Calico network policy for cross-namespace communication¶
Where services in different namespaces must communicate (for example, the royal-bank namespace consuming a shared logging service in the platform namespace), use a Calico NetworkPolicy with namespace selectors rather than a plain Kubernetes NetworkPolicy. Calico’s own CRDs support richer matching:
apiVersion: projectcalico.org/v3
kind: NetworkPolicy
metadata:
name: allow-platform-logging
namespace: royal-bank
spec:
selector: all()
egress:
- action: Allow
destination:
namespaceSelector: name == "platform"
selector: app == "log-collector"
ports:
- protocol: TCP
port: 5044
Verify pod isolation¶
After applying default-deny policies, verify that isolation is working before handing a namespace to a customer. Carrot’s standard procedure is to deploy two test pods in separate namespaces and confirm that traffic is blocked:
# Deploy a netcat listener in namespace-a
kubectl run test-server -n namespace-a --image=nicolaka/netshoot -- nc -lk 8080
# Attempt connection from namespace-b (should time out)

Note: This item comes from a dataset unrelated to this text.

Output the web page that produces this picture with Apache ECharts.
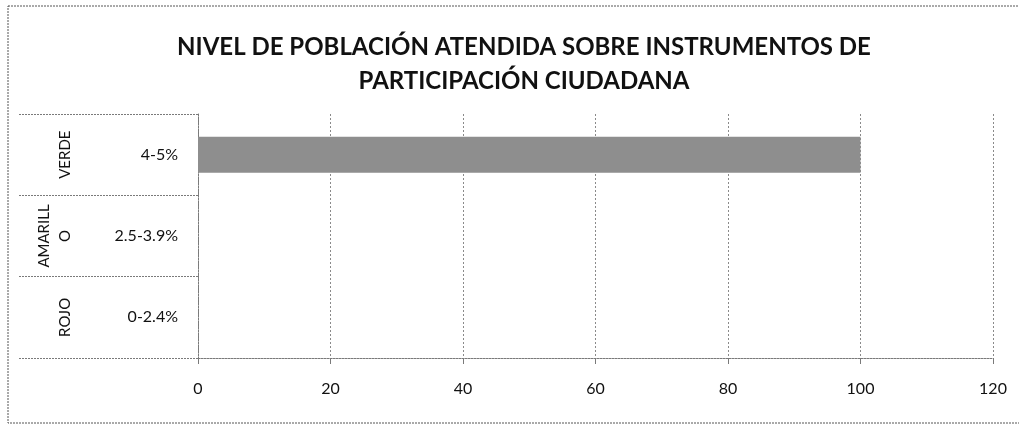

kubectl run test-client -n namespace-b --image=nicolaka/netshoot --rm -it -- \
nc -zv test-server.namespace-a.svc.cluster.local 8080
The connection attempt from namespace-b must time out. If it succeeds, the NetworkPolicy is not correctly applied. Check that the default-deny policy exists in both namespaces and that there is no erroneous allow rule.
Debugging Calico policy drops¶
When a developer reports that their service cannot reach another service and they believe there should be a policy permitting it, use the Calico policy viewer:
calicoctl get networkpolicy -n <NAMESPACE> -o yaml
# Check effective policy on a specific pod
calicoctl get workloadendpoint -n <NAMESPACE>
# View Felix logs for policy enforcement decisions
kubectl logs -n calico-system -l app=calico-node -c calico-node | grep -i deny
Ponder has a standing request that all new NetworkPolicy changes go through a pull request review before being applied to production namespaces. This caught three misconfigured policies in the first month after the migration.